All diese Vorwürfe sind falsch und ohne Substanz, meint dagegen Franka Schinkel, Stadtraum-Managerin der Kölner Stadtverwaltung. Eine politische Einmischung der Verwaltung habe es nicht gegeben. Und die zeitliche Verzögerung begründet sie mit etwas, das viel größer ist als ein paar Bänke – mit dem Gestaltungskonzept für die komplette Innenstadt.

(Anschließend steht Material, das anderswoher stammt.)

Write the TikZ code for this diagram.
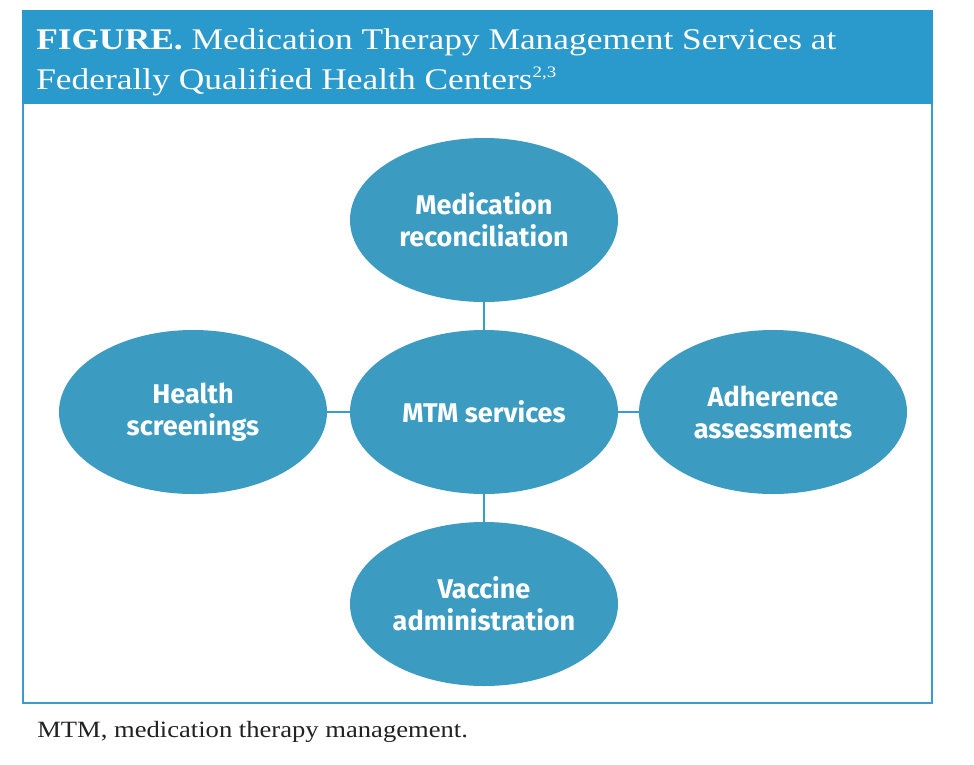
\documentclass[tikz,border=0pt]{standalone}
\usepackage{fontspec}
\usetikzlibrary{shapes.geometric}
\setmainfont{Liberation Serif}
\newfontfamily\titlefont[FakeStretch=1.18]{Liberation Serif}
\newfontfamily\footfont[FakeStretch=1.14]{Liberation Serif}
\newfontfamily\bubblefont{Fira Sans}
\definecolor{headblue}{HTML}{2A99CC}
\definecolor{lineblue}{HTML}{3A9BD0}
\definecolor{bubble}{HTML}{3C9BC1}
\definecolor{foot}{HTML}{222222}
\tikzset{
  bubblenode/.style={ellipse, fill=bubble, inner sep=0pt, minimum width=201pt, minimum height=123pt,
    text=white, align=center, font=\bubblefont\bfseries\fontsize{20.3}{24}\selectfont},
  link/.style={draw=lineblue, line width=1.5pt}
}
\begin{document}
\begin{tikzpicture}[x=0.75pt,y=-0.75pt]
\useasboundingbox (0,0) rectangle (974,764);
\fill[white] (0,0) rectangle (974,764);
% header and frame
\draw[lineblue, line width=1.5pt] (23,103) rectangle (932,703);
\fill[headblue] (22,10) rectangle (933,104);
\node[anchor=base west, inner sep=0pt, text=white, align=left,
  font=\titlefont\fontsize{22.5}{30}\selectfont] (title) at (36,89)
  {\textbf{FIGURE.} Medication Therapy Management Services at\\Federally Qualified Health Centers\raisebox{0.38em}{\fontsize{12}{12}\selectfont 2,3}};
% bubbles
\node[bubblenode] (mtm) at (484,412) {MTM services};
\node[bubblenode] (rec) at (484,220) {Medication\\reconciliation};
\node[bubblenode] (hs) at (193,412) {Health\\screenings};
\node[bubblenode] (adh) at (773,412) {Adherence\\assessments};
\node[bubblenode] (vac) at (484,604) {Vaccine\\administration};
% links
\draw[link] (rec.south) -- (mtm.north);
\draw[link] (mtm.south) -- (vac.north);
\draw[link] (hs.east) -- (mtm.west);
\draw[link] (mtm.east) -- (adh.west);
% footnote
\node[anchor=base west, inner sep=0pt, text=foot, font=\footfont\fontsize{17.5}{21}\selectfont] (fn) at (37,737)
  {MTM, medication therapy management.};
\end{tikzpicture}
\end{document}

"Man kann nicht sagen, die Entscheidung für die Bänke hat jetzt solange gedauert, sondern die Entscheidung für die grundlegende Basis-Standards für die Stadtgestaltung, die haben solange gedauert. Und auf denen bauen wir ja jetzt auf. Und diese Gestaltung soll sich dann auch fortsetzen, und auch in die Gesamtstadt. Das ist eigentlich, was so lange gedauert hat."
Eine neue Ausschreibung läuft
Die neue Gestaltungsordnung ist inzwischen beschlossen; und deswegen sollen nun möglichst bald sechs neue Bänke aufgestellt werden, in Seitengassen, die direkt an die Schildergasse angrenzen – damit sie unter anderem für den Karnevalsumzug an Rosenmontag nicht jedes Mal ab- und wieder aufgebaut werden müssen. Nun läuft die Ausschreibung für die Installation der Bänke. Es kann also noch etwas dauern, meint Franka Schinkel von der Stadtverwaltung Köln. Bezirksbürgermeister Andreas Hupke bleibt skeptisch.
"Wenn dann die Bänke aufgestellt werden, es ist ja erst ein Anfang. Dann wäre dieser Streit beigelegt. Aber ich kann mir sehr gut vorstellen, dass noch mehrere Bänke in der Schildergasse aufgestellt werden müssen."
Und damit könnte das ganze Drama von vorne losgehen, befürchtet Hupke. Während selbst die erste Kölner Banken-Krise noch nicht ausgestanden ist. Und was sagen die Nutzer auf der einen Insider-Bank? Ihr Sitzgelegenheits-Optimismus hält sich in Grenzen.
Christoph Sterz: "Glauben Sie, dass die Bänke hier irgendwann nochmal hinkommen?
Frau: "Nein, nein. Die kommen nicht mehr hierhin. Bestimmt nicht."